- _What is expected_
Repeat, exactly, the run of lines that opens with the line containing "Output the Python" and closes with the line containing "from matplotlib.patches import Rectangle", and leave all other lines out.

- _Supplied records_
——————————

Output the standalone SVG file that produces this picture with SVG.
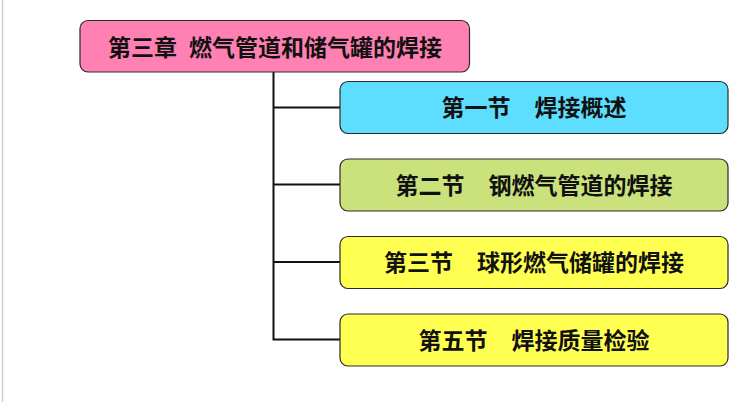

——————————

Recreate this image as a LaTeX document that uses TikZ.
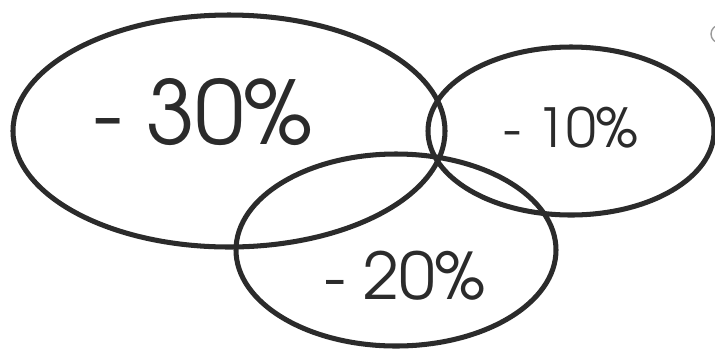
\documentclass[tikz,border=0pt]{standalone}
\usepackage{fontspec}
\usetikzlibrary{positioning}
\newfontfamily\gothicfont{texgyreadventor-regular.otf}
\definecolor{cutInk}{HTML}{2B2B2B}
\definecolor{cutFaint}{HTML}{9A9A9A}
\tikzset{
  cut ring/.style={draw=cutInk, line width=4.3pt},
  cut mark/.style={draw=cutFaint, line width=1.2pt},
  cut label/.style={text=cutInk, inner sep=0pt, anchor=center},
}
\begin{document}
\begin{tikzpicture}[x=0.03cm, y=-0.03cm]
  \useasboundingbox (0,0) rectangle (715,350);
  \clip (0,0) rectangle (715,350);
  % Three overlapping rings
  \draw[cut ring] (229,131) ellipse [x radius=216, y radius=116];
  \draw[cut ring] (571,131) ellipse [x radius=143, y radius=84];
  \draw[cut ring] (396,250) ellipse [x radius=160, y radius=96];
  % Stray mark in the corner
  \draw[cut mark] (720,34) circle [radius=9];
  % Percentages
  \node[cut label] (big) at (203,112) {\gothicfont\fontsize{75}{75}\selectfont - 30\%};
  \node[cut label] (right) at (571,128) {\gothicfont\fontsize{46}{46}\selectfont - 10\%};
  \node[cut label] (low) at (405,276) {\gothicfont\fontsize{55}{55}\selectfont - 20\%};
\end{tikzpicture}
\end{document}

——————————

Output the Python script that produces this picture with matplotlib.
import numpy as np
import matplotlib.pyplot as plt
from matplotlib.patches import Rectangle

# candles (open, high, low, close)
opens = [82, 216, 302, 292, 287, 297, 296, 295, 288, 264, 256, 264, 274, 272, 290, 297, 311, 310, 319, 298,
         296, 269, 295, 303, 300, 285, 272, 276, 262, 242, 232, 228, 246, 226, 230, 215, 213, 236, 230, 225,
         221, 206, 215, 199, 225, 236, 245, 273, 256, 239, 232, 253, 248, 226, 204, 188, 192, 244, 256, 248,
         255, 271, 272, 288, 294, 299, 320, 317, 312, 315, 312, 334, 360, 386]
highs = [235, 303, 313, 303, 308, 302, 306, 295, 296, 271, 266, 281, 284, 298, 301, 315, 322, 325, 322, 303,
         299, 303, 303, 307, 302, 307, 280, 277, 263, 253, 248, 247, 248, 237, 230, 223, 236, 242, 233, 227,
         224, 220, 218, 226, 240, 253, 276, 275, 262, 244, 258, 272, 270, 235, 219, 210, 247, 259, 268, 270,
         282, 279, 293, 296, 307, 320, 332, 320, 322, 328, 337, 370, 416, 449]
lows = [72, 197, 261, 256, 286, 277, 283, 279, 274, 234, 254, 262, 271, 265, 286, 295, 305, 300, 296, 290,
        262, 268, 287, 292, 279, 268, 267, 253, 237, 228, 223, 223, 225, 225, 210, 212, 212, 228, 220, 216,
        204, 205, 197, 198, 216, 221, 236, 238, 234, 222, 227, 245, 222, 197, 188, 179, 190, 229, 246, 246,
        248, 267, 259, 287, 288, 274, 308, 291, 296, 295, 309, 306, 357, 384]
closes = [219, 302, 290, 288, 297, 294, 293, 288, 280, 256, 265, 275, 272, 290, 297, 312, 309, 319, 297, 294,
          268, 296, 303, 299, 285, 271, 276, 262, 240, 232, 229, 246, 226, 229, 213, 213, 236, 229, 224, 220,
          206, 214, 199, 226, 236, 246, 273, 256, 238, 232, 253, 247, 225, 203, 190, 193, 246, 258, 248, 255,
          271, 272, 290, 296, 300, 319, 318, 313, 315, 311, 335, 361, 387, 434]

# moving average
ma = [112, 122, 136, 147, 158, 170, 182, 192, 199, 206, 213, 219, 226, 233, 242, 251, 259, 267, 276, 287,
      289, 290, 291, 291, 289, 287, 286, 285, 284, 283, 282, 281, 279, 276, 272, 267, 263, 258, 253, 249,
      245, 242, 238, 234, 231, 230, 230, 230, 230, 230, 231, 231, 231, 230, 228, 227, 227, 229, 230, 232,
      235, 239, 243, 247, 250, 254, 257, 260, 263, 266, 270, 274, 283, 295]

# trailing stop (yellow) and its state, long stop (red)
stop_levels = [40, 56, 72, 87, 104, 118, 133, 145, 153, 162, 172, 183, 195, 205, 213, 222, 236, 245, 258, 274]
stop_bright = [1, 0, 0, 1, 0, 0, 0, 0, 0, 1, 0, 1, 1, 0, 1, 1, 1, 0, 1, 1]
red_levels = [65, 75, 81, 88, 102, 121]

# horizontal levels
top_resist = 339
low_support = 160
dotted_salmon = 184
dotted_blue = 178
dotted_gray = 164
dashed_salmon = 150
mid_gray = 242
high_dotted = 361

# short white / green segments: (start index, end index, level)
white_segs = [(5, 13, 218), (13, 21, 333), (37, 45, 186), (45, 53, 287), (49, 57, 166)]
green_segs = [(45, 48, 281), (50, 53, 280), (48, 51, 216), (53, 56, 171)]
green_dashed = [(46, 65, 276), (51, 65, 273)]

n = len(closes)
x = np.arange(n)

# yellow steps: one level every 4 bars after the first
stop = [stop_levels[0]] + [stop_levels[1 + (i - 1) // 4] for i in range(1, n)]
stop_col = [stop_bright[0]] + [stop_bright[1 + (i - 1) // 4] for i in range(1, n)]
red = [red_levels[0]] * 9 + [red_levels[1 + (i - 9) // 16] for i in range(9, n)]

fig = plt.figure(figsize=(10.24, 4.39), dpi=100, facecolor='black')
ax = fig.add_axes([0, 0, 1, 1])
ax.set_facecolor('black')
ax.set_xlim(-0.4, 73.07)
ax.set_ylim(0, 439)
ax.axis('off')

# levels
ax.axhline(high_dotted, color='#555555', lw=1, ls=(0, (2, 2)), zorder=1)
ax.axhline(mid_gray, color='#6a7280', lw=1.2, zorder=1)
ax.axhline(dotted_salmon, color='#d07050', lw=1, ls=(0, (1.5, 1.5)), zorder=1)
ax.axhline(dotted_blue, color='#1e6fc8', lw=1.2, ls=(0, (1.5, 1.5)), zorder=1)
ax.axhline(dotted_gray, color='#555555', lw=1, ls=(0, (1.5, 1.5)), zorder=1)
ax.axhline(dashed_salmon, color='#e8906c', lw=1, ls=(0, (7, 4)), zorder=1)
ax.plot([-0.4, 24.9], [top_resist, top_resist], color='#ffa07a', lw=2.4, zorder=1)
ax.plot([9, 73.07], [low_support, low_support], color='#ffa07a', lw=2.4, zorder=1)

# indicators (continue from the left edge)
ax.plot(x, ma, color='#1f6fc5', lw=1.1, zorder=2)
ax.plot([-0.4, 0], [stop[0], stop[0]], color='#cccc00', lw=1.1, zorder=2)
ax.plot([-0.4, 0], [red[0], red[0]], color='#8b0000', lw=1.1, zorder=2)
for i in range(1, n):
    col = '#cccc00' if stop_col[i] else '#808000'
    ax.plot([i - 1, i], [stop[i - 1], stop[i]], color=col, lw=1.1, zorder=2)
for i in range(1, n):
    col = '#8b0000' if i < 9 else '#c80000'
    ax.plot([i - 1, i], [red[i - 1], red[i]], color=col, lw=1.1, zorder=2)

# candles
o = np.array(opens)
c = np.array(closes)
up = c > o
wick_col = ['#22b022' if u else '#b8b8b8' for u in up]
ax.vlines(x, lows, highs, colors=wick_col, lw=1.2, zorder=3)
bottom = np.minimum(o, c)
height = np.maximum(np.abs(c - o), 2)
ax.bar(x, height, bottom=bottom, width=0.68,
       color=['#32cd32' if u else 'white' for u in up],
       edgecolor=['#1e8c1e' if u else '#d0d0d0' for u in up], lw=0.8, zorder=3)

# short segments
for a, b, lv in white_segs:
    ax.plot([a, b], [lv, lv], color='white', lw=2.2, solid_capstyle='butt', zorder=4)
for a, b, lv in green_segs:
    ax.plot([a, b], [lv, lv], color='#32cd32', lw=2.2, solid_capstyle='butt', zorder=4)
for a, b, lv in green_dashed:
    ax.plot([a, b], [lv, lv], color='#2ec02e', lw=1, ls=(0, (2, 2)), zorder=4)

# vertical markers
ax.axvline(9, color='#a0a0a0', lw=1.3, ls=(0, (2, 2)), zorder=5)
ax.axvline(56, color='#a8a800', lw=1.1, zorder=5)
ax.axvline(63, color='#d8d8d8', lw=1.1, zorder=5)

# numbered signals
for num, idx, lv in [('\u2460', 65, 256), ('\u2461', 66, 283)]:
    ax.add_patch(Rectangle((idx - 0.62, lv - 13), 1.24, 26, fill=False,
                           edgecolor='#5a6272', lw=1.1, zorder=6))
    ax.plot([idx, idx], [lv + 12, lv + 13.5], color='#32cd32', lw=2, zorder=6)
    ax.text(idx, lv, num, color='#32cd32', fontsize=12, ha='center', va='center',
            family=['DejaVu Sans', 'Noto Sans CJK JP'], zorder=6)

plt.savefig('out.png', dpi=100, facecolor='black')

——————————

- _Solution_
Output the Python script that produces this picture with matplotlib.
import numpy as np
import matplotlib.pyplot as plt
from matplotlib.patches import Rectangle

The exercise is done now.